At breakfast Teddy was saying, "I'd certainly like to know what Peggy Lou was talking about when she said that letters make words, words make sentences, and sentences make paragraphs."

"You're asking me what Peggy Lou meant?" Sybil replied. "Me? I'm the last one to ask. You know how Peggy Lou and I feel about each other."

"Peggy Lou also said something about little gray boxes in rows and that she had to watch and be careful, that she had to get away," Teddy went on. "I've been hearing about these letters, words, and boxes for several years now."
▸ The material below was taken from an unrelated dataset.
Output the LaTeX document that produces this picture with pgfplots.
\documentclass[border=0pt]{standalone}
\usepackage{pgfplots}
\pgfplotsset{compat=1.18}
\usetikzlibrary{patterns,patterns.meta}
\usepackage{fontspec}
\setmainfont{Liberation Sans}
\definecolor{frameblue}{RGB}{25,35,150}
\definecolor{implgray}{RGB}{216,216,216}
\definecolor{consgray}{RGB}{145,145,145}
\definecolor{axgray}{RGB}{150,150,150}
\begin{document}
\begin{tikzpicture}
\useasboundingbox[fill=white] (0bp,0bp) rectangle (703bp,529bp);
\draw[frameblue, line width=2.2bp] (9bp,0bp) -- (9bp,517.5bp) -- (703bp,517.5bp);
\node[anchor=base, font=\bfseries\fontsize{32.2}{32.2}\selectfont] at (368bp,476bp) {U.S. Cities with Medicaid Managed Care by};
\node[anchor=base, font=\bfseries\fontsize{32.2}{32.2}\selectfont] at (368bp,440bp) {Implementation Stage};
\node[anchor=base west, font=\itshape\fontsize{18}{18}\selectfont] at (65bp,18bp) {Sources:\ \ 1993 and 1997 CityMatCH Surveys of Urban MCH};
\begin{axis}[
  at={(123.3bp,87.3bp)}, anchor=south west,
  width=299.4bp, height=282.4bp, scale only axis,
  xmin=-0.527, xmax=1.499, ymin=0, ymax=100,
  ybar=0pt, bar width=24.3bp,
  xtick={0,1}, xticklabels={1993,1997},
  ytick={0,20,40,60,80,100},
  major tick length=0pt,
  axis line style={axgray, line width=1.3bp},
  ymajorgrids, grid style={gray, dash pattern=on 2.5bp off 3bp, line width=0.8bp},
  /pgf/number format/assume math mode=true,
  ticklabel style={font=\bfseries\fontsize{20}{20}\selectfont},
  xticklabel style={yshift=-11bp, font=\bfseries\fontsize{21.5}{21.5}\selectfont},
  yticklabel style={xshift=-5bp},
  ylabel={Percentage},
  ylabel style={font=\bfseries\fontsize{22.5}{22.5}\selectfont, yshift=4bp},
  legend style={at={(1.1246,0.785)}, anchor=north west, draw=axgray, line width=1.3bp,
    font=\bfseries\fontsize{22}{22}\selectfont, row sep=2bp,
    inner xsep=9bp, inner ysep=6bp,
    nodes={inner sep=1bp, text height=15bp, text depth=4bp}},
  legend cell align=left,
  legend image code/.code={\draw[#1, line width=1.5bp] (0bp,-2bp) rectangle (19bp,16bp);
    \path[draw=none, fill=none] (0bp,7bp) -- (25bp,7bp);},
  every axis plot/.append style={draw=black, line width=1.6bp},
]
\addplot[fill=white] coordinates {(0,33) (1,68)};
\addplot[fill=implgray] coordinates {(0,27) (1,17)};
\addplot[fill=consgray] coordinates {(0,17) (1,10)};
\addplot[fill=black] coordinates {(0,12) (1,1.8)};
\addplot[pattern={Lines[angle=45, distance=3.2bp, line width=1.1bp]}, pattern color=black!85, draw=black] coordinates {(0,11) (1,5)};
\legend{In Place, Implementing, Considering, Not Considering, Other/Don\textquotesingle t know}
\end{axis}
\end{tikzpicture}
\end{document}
Sybil replied thoughtfully, "I haven't the faintest idea." But as she spoke, she looked up at the blank red wall just ahead and, although aware of herself as Sybil, at the same time she felt like a little girl. It was not a matter of being childlike but of being a child. Then Sybil found herself saying, "When I was a youngster, I was not allowed to listen to fairy tales or any stories that were not "the truth." Nor was I allowed to make up stories. But I liked to write, especially animal stories and poetry. When Mother and Dad made me promise I would stop, I devised a way to "write" without writing. I would cut words and single letters in headings out of newspapers and put the letters in little gray boxes, which I took to school. Then I'd paste the words on sheets of heavy paper so that the letters made words, the words made paragraphs, and I could write without writing. You see?"

Bewildered, Teddy reminded her roommate, "But you just said that you didn't have the faintest recollection."
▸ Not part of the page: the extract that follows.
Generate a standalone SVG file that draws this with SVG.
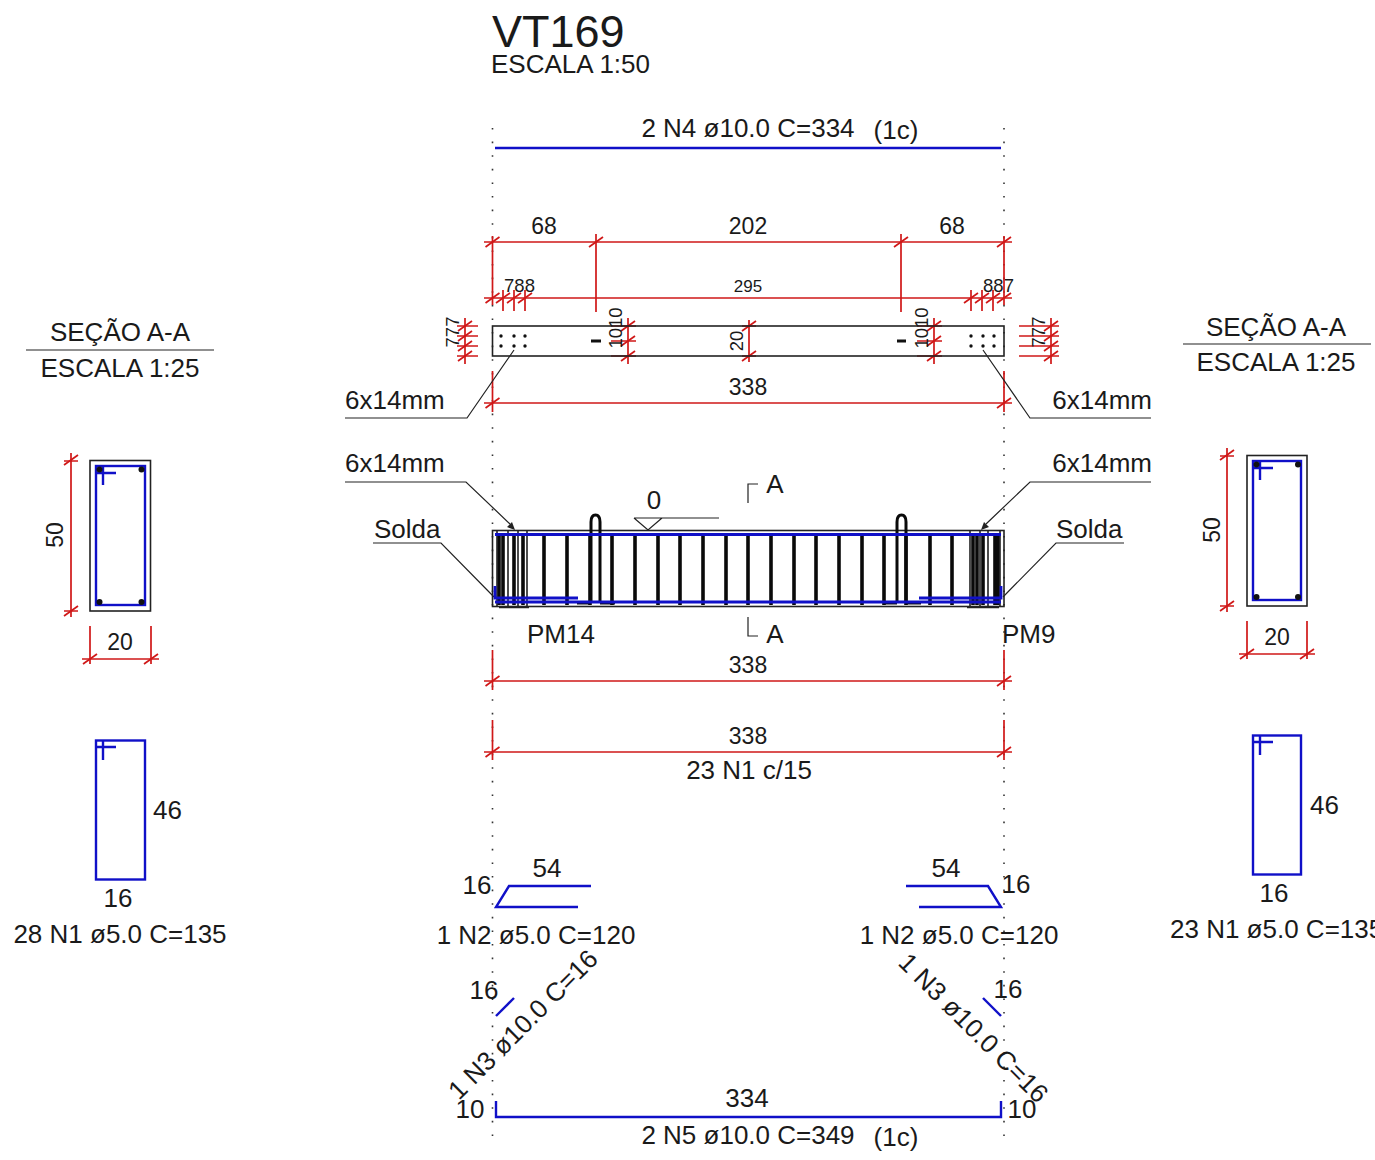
<svg xmlns="http://www.w3.org/2000/svg" xmlns:xlink="http://www.w3.org/1999/xlink" width="1375" height="1160" viewBox="0 0 1375 1160">
<style>
text{font-family:"Liberation Sans",Arial,sans-serif;font-size:26px;fill:#1a1a1a}
.m{text-anchor:middle}
.e{text-anchor:end}
.s{font-size:18.500px}
.n{font-size:23px}
.r{stroke:#d01818;stroke-width:1.700;fill:none}
.k{stroke:#222;stroke-width:1.200;fill:none}
.o{stroke:#222;stroke-width:1.600;fill:none}
.b{stroke:#1010c8;stroke-width:2.400;fill:none}
.st{stroke:#0a0a0a;stroke-width:3.600;fill:none}
.d{stroke:#333;stroke-width:1.600;stroke-dasharray:1.600 12;fill:none}
</style>
<defs>
<g id="t"><path class="r" d="M-7 5L7-5"/></g>
</defs>
<rect width="1375" height="1160" fill="#fff"/>
<g id="title"><text x="492" y="47" style="font-size:45px">VT169</text><text x="491" y="73">ESCALA 1:50</text></g>
<g id="connectors">
<path class="d" d="M492.500 128V1146M1004 128V1146"/>
<path class="r" d="M484 242H1012M492.500 236V305M596 234V312M901 234V312M1004 236V305"/>
<path class="r" d="M484 298H1012M503 290V311M514 290V311M525 290V311M971 290V311M982 290V311M993 290V311"/>
<path class="r" d="M457 326H478M457 336H478M457 346H478M457 356H478M465 318V364M1019 326H1059M1019 336H1059M1019 346H1059M1019 356H1059M1051 318V364"/>
<path class="r" d="M611 326H636M611 341H636M611 356H636M628 318V364M917 326H942M917 341H942M917 356H942M934 318V364M742 326H756M742 356H756M749 320V362"/>
<path class="r" d="M484 403H1012M492.500 371V412M1004 371V412"/>
<path class="r" d="M484 681H1012M492.500 650V690M1004 650V690M484 752H1012M492.500 720V760M1004 720V760"/>
<use xlink:href="#t" href="#t" x="492.500" y="242"/><use href="#t" x="596" y="242"/><use href="#t" x="901" y="242"/><use href="#t" x="1004" y="242"/>
<use href="#t" x="492.500" y="298"/><use href="#t" x="503" y="298"/><use href="#t" x="514" y="298"/><use href="#t" x="525" y="298"/><use href="#t" x="971" y="298"/><use href="#t" x="982" y="298"/><use href="#t" x="993" y="298"/><use href="#t" x="1004" y="298"/>
<use href="#t" x="465" y="326"/><use href="#t" x="465" y="336"/><use href="#t" x="465" y="346"/><use href="#t" x="465" y="356"/><use href="#t" x="1051" y="326"/><use href="#t" x="1051" y="336"/><use href="#t" x="1051" y="346"/><use href="#t" x="1051" y="356"/>
<use href="#t" x="628" y="326"/><use href="#t" x="628" y="341"/><use href="#t" x="628" y="356"/><use href="#t" x="934" y="326"/><use href="#t" x="934" y="341"/><use href="#t" x="934" y="356"/><use href="#t" x="749" y="326"/><use href="#t" x="749" y="356"/>
<use href="#t" x="492.500" y="403"/><use href="#t" x="1004" y="403"/><use href="#t" x="492.500" y="681"/><use href="#t" x="1004" y="681"/><use href="#t" x="492.500" y="752"/><use href="#t" x="1004" y="752"/>
<path class="k" d="M345 418H467L514 350M1151 418H1030L983 350"/>
<path class="k" d="M345 482H466L510 524M1151 482H1030L986 524"/>
<path d="M515 530L507 527L512 522ZM981 530L989 527L984 522Z" fill="#222"/>
<path class="k" d="M373 543H441L494 597M1124 543H1056L1003 597"/>
<path class="k" d="M26 350H214M1183 344H1371"/>
<path class="k" d="M748 503V484H758M748 617V636H758"/>
<path class="k" d="M634 518H719M634 518L648 530L662 518"/>
<path class="r" d="M71 453V617M64 461H78M64 611H78M90 626V664M151 626V664M82 659H159"/>
<use href="#t" x="71" y="460"/><use href="#t" x="71" y="611"/><use href="#t" x="90" y="659"/><use href="#t" x="151" y="659"/>
<path class="r" d="M1227 448V612M1220 456H1234M1220 606H1234M1247 621V659M1307 621V659M1239 654H1315"/>
<use href="#t" x="1227" y="455"/><use href="#t" x="1227" y="606"/><use href="#t" x="1247" y="654"/><use href="#t" x="1307" y="654"/>
</g>
<g id="beam-elevation">
<rect x="492.500" y="326" width="511.500" height="30" class="o"/>
<g fill="#111"><circle cx="501" cy="336" r="1.700"/><circle cx="514" cy="336" r="1.700"/><circle cx="525" cy="336" r="1.700"/><circle cx="501" cy="346" r="1.700"/><circle cx="514" cy="346" r="1.700"/><circle cx="525" cy="346" r="1.700"/><circle cx="971" cy="336" r="1.700"/><circle cx="983" cy="336" r="1.700"/><circle cx="994" cy="336" r="1.700"/><circle cx="971" cy="346" r="1.700"/><circle cx="983" cy="346" r="1.700"/><circle cx="994" cy="346" r="1.700"/></g>
<path stroke="#111" stroke-width="3" d="M591 341H601M897 341H906"/>
</g>
<g id="beam-section">
<rect x="492.500" y="530.500" width="511.500" height="76" class="o"/>
<path class="st" d="M499 533V605M503 533V605M514 533V605M523 533V605M544 533V605M567 533V605M590 533V605M612 533V605M635 533V605M658 533V605M680 533V605M703 533V605M726 533V605M748 533V605M771 533V605M794 533V605M816 533V605M839 533V605M862 533V605M884 533V605M906 533V605M930 533V605M952 533V605M973 533V605M977 533V605M983 533V605M995 533V605M998 533V605"/>
<path stroke="#0a0a0a" stroke-width="3" fill="none" d="M591 603V522Q591 515 595.500 515Q600 515 600 522V603M577 603H591M600 603H615M897 603V522Q897 515 901.500 515Q906 515 906 522V603M883 603H897M906 603H921"/>
<path class="o" d="M497 606V530M508 606V530M518 606V530M527 606V530M970 606V530M980 606V530M988 606V530M1000 606V530M499 607.500H529M967 607.500H999"/>
<path stroke="#1010c8" stroke-width="2.800" fill="none" d="M495 534.500H1001M495 602H1001M495 586V598H578M1001 586V598H919"/>
</g>
<g id="top-bar"><path stroke="#1010c8" stroke-width="2.400" d="M495 148H1001"/></g>
<g id="section-left">
<rect x="90" y="460.500" width="60.500" height="150.500" class="o"/>
<rect x="96" y="466" width="49" height="139" class="b"/>
<path class="b" d="M96 473H116M103 466V485"/>
<g fill="#111"><circle cx="99.500" cy="469.500" r="3"/><circle cx="141.500" cy="469.500" r="3"/><circle cx="99.500" cy="602" r="3"/><circle cx="141.500" cy="602" r="3"/></g>
</g>
<g id="section-right">
<rect x="1247" y="455.500" width="60" height="150.500" class="o"/>
<rect x="1253" y="461" width="48" height="139" class="b"/>
<path class="b" d="M1253 468H1273M1260 461V480"/>
<g fill="#111"><circle cx="1256.500" cy="464.500" r="3"/><circle cx="1298" cy="464.500" r="3"/><circle cx="1256.500" cy="597" r="3"/><circle cx="1298" cy="597" r="3"/></g>
</g>
<g id="stirrup-left"><rect x="96" y="740.500" width="49" height="139" class="b"/><path class="b" d="M96 747H116M103 740V760"/></g>
<g id="stirrup-right"><rect x="1253" y="735.500" width="48" height="139" class="b"/><path class="b" d="M1253 742H1273M1260 735V755"/></g>
<g id="n2-left"><path class="b" d="M591 886H509L496 907H578"/></g>
<g id="n2-right"><path class="b" d="M906 886H988L1001 907H919"/></g>
<g id="n3-left"><path class="b" d="M496 1016L514 998"/></g>
<g id="n3-right"><path class="b" d="M1001 1016L983 998"/></g>
<g id="n5"><path class="b" d="M496 1101V1117H1001V1101"/></g>
<g id="labels">
<text x="748" y="137" class="m">2 N4 ø10.0 C=334</text><text x="896" y="139" class="m">(1c)</text>
<text x="544" y="234" class="m n">68</text><text x="748" y="234" class="m n">202</text><text x="952" y="234" class="m n">68</text>
<text x="519.500" y="292" class="m s">788</text><text x="748" y="292" class="m s" style="font-size:17px">295</text><text x="998.500" y="292" class="m s">887</text>
<text transform="translate(459 332) rotate(-90)" class="m s">777</text>
<text transform="translate(1045 332) rotate(-90)" class="m s">777</text>
<text transform="translate(622 328) rotate(-90)" class="m s">1010</text><text transform="translate(928 328) rotate(-90)" class="m s">1010</text>
<text transform="translate(743 341) rotate(-90)" class="m s">20</text>
<text x="748" y="395" class="m n">338</text>
<text x="345" y="409">6x14mm</text><text x="1152" y="409" class="e">6x14mm</text>
<text x="345" y="472">6x14mm</text><text x="1152" y="472" class="e">6x14mm</text>
<text x="374" y="538">Solda</text><text x="1056" y="538">Solda</text>
<text x="654" y="509" class="m">0</text>
<text x="775" y="493" class="m">A</text><text x="775" y="643" class="m">A</text>
<text x="527" y="643">PM14</text><text x="1002" y="643">PM9</text>
<text x="748" y="673" class="m n">338</text><text x="748" y="744" class="m n">338</text>
<text x="749" y="779" class="m">23 N1 c/15</text>
<text x="120" y="341" class="m">SEÇÃO A-A</text><text x="120" y="377" class="m">ESCALA 1:25</text>
<text x="1276" y="336" class="m">SEÇÃO A-A</text><text x="1276" y="371" class="m">ESCALA 1:25</text>
<text transform="translate(63 535) rotate(-90)" class="m n">50</text><text x="120" y="650" class="m n">20</text>
<text transform="translate(1220 530) rotate(-90)" class="m n">50</text><text x="1277" y="645" class="m n">20</text>
<text x="153" y="819">46</text><text x="118" y="907" class="m">16</text><text x="120" y="943" class="m">28 N1 ø5.0 C=135</text>
<text x="1310" y="814">46</text><text x="1274" y="902" class="m">16</text><text x="1170" y="938">23 N1 ø5.0 C=135</text>
<text x="547" y="877" class="m">54</text><text x="946" y="877" class="m">54</text>
<text x="477" y="894" class="m">16</text><text x="1016" y="893" class="m">16</text>
<text x="536" y="944" class="m">1 N2 ø5.0 C=120</text><text x="959" y="944" class="m">1 N2 ø5.0 C=120</text>
<text x="484" y="999" class="m">16</text><text x="1008" y="998" class="m">16</text>
<text transform="translate(459 1101) rotate(-45)">1 N3 ø10.0 C=16</text>
<text transform="translate(897 964) rotate(45)">1 N3 ø10.0 C=16</text>
<text x="470" y="1118" class="m">10</text><text x="1022" y="1118" class="m">10</text>
<text x="747" y="1107" class="m">334</text>
<text x="748" y="1144" class="m">2 N5 ø10.0 C=349</text><text x="896" y="1146" class="m">(1c)</text>
</g>
</svg>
"I didn't," Sybil replied calmly, "but then I did. You see I devised that technique when I was in the third and fourth grades, after my grandmother died."
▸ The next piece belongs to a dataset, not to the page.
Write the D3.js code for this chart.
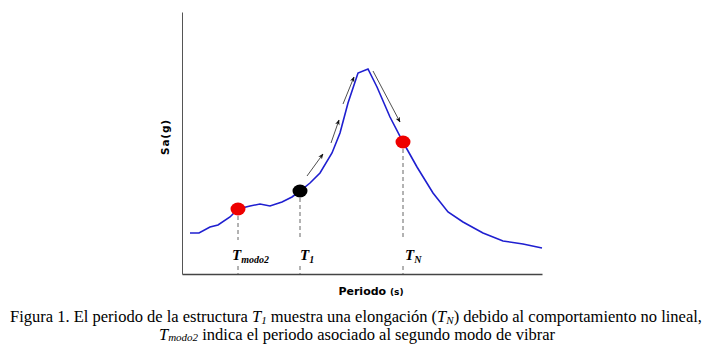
<!DOCTYPE html>
<html>
<head>
<meta charset="utf-8">
<script src="https://cdn.jsdelivr.net/npm/d3@7"></script>
<style>
  body { margin: 0; background: #fff; }
  svg { display: block; }
</style>
</head>
<body>
<div id="chart"></div>
<script>
// spectrum curve (period in s, Sa in g) - no ticks on the original, units are arbitrary
const periods = [0.08, 0.17, 0.28, 0.36, 0.48, 0.56, 0.68, 0.78, 0.88, 1.00, 1.10, 1.18, 1.28, 1.38, 1.50,
                 1.58, 1.66, 1.76, 1.86, 1.95, 2.08, 2.21, 2.35, 2.51, 2.66, 2.81, 3.01, 3.21, 3.41, 3.60];
const saValues = [0.41, 0.41, 0.47, 0.49, 0.57, 0.65, 0.68, 0.70, 0.68, 0.72, 0.77, 0.83, 0.91, 1.01, 1.21,
                  1.41, 1.71, 2.01, 2.05, 1.87, 1.57, 1.32, 1.07, 0.81, 0.62, 0.52, 0.41, 0.33, 0.30, 0.26];

// marked periods
const markNames = ["modo2", "1", "N"];
const markPeriods = [0.56, 1.18, 2.21];
const markSa = [0.65, 0.83, 1.32];
const markColors = ["#ee0000", "#000000", "#ee0000"];

// elongation arrows [period0, sa0, period1, sa1]
const arrows = [
  [1.25, 0.98, 1.41, 1.20],
  [1.49, 1.31, 1.57, 1.54],
  [1.61, 1.70, 1.72, 1.97],
  [1.91, 2.03, 2.18, 1.52]
];

const W = 714, H = 355;
const margin = { top: 12, right: 172, bottom: 81, left: 182 };
const width = W - margin.left - margin.right,
      height = H - margin.top - margin.bottom;

const svg = d3.select("#chart").append("svg")
    .attr("width", W)
    .attr("height", H);

const x = d3.scaleLinear().domain([0, 3.6]).range([margin.left, margin.left + width]);
const y = d3.scaleLinear().domain([0, 2.62]).range([margin.top + height, margin.top]);

svg.append("defs").append("marker")
    .attr("id", "head")
    .attr("viewBox", "0 0 10 10")
    .attr("refX", 9).attr("refY", 5)
    .attr("markerWidth", 7).attr("markerHeight", 7)
    .attr("orient", "auto")
  .append("path")
    .attr("d", "M0,1 L10,5 L0,9 L3,5 Z")
    .attr("fill", "#111");

// axes, plain lines with no ticks
svg.append("g")
    .attr("transform", `translate(0,${y(0)})`)
    .call(d3.axisBottom(x).ticks(0).tickSize(0))
    .call(g => g.select(".domain").attr("stroke", "#444").attr("stroke-width", 1.3));
svg.append("g")
    .attr("transform", `translate(${x(0)},0)`)
    .call(d3.axisLeft(y).ticks(0).tickSize(0))
    .call(g => g.select(".domain").attr("stroke", "#555").attr("stroke-width", 1));

// dashed guides, broken around the labels
const labelBase = 260;
markPeriods.forEach((p, i) => {
  svg.append("line")
      .attr("x1", x(p)).attr("x2", x(p))
      .attr("y1", y(markSa[i])).attr("y2", 240)
      .attr("stroke", "#666").attr("stroke-dasharray", "4,3");
  svg.append("line")
      .attr("x1", x(p)).attr("x2", x(p))
      .attr("y1", 266).attr("y2", y(0))
      .attr("stroke", "#666").attr("stroke-dasharray", "4,3");
});

// curve
const line = d3.line()
    .x(d => x(d[0]))
    .y(d => y(d[1]));
svg.append("path")
    .datum(periods.map((p, i) => [p, saValues[i]]))
    .attr("d", line)
    .attr("fill", "none")
    .attr("stroke", "#1f1fd0")
    .attr("stroke-width", 1.6);

// arrows
svg.selectAll("line.arrow")
  .data(arrows)
  .enter().append("line")
    .attr("class", "arrow")
    .attr("x1", d => x(d[0])).attr("y1", d => y(d[1]))
    .attr("x2", d => x(d[2])).attr("y2", d => y(d[3]))
    .attr("stroke", "#222").attr("stroke-width", 0.8)
    .attr("marker-end", "url(#head)");

// dots
svg.selectAll("ellipse")
  .data(markPeriods)
  .enter().append("ellipse")
    .attr("cx", d => x(d))
    .attr("cy", (d, i) => y(markSa[i]))
    .attr("rx", 7.5).attr("ry", 6.5)
    .attr("fill", (d, i) => markColors[i]);

// T labels
const tl = svg.selectAll("text.tlab")
  .data(markPeriods)
  .enter().append("text")
    .attr("class", "tlab")
    .attr("x", (d, i) => x(d) - (i === 0 ? 6 : 0) + (i === 2 ? 2 : 0))
    .attr("y", labelBase)
    .attr("font-family", "Liberation Serif, serif")
    .attr("font-style", "italic")
    .attr("font-weight", "bold")
    .attr("font-size", 15);
tl.append("tspan").text("T");
tl.append("tspan")
    .attr("dy", 3)
    .attr("font-size", 10)
    .text((d, i) => markNames[i]);

// axis titles
svg.append("text")
    .attr("transform", `translate(169,137) rotate(-90)`)
    .attr("text-anchor", "middle")
    .attr("font-family", "DejaVu Sans, sans-serif")
    .attr("font-weight", "bold")
    .attr("font-size", 10.5)
    .attr("letter-spacing", 0.8)
    .text("Sa(g)");

const xt = svg.append("text")
    .attr("x", 371).attr("y", 295)
    .attr("text-anchor", "middle")
    .attr("font-family", "DejaVu Sans, sans-serif")
    .attr("font-weight", "bold")
    .attr("font-size", 11);
xt.append("tspan").text("Periodo ");
xt.append("tspan").attr("font-size", 9).text("(s)");

// caption
const cap = svg.append("g")
    .attr("font-family", "Liberation Serif, 'Times New Roman', serif")
    .attr("font-size", 16.5)
    .attr("fill", "#000");
const c1 = cap.append("text").attr("x", 356).attr("y", 322).attr("text-anchor", "middle");
c1.append("tspan").text("Figura 1. El periodo de la estructura ");
c1.append("tspan").attr("font-style", "italic").text("T");
c1.append("tspan").attr("font-style", "italic").attr("font-size", 11).attr("dy", 1.5).text("1");
c1.append("tspan").attr("dy", -1.5).text(" muestra una elongación (");
c1.append("tspan").attr("font-style", "italic").text("T");
c1.append("tspan").attr("font-style", "italic").attr("font-size", 11).attr("dy", 1.5).text("N");
c1.append("tspan").attr("dy", -1.5).text(") debido al comportamiento no lineal,");

const c2 = cap.append("text").attr("x", 357).attr("y", 339.5).attr("text-anchor", "middle");
c2.append("tspan").attr("font-style", "italic").text("T");
c2.append("tspan").attr("font-style", "italic").attr("font-size", 11).attr("dy", 1.5).text("modo2");
c2.append("tspan").attr("dy", -1.5).text(" indica el periodo asociado al segundo modo de vibrar");
</script>
</body>
</html>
The third and fourth grades, after her grandmother died? The calm vanished as Sybil realized what she had said.

Out of the mist hanging heavily over Sybil's two lost years (between the ages of nine and eleven) Peggy Lou's memories were becoming Sybil's. By responding to Peggy Lou's memory as if it were her own, the waking self that was called Sybil had been able to recall an incident from the childhood of the alternating self. And all at once Sybil realized that at that moment she felt not merely like Peggy Lou; she was one with her. Pentothal had ripped open the unused line of communication between Sybil and one of her other selves to restore a fragment of the lost years. Sybil, who had never been ten or eleven years old, had in a swift flashback become those ages. What had started as a casual breakfast conversation had become a milestone along the pathways of restoration of the original Sybil.

With the new feeling of being one with Peggy Lou there also came a wholly new attitude toward both Peggy Lou and the other selves. Sybil was now becoming able to distinguish what she did, as she put it, as "someone else" from what she did "as myself." The Sybil who in Vicky's description stood aside had now moved in closer.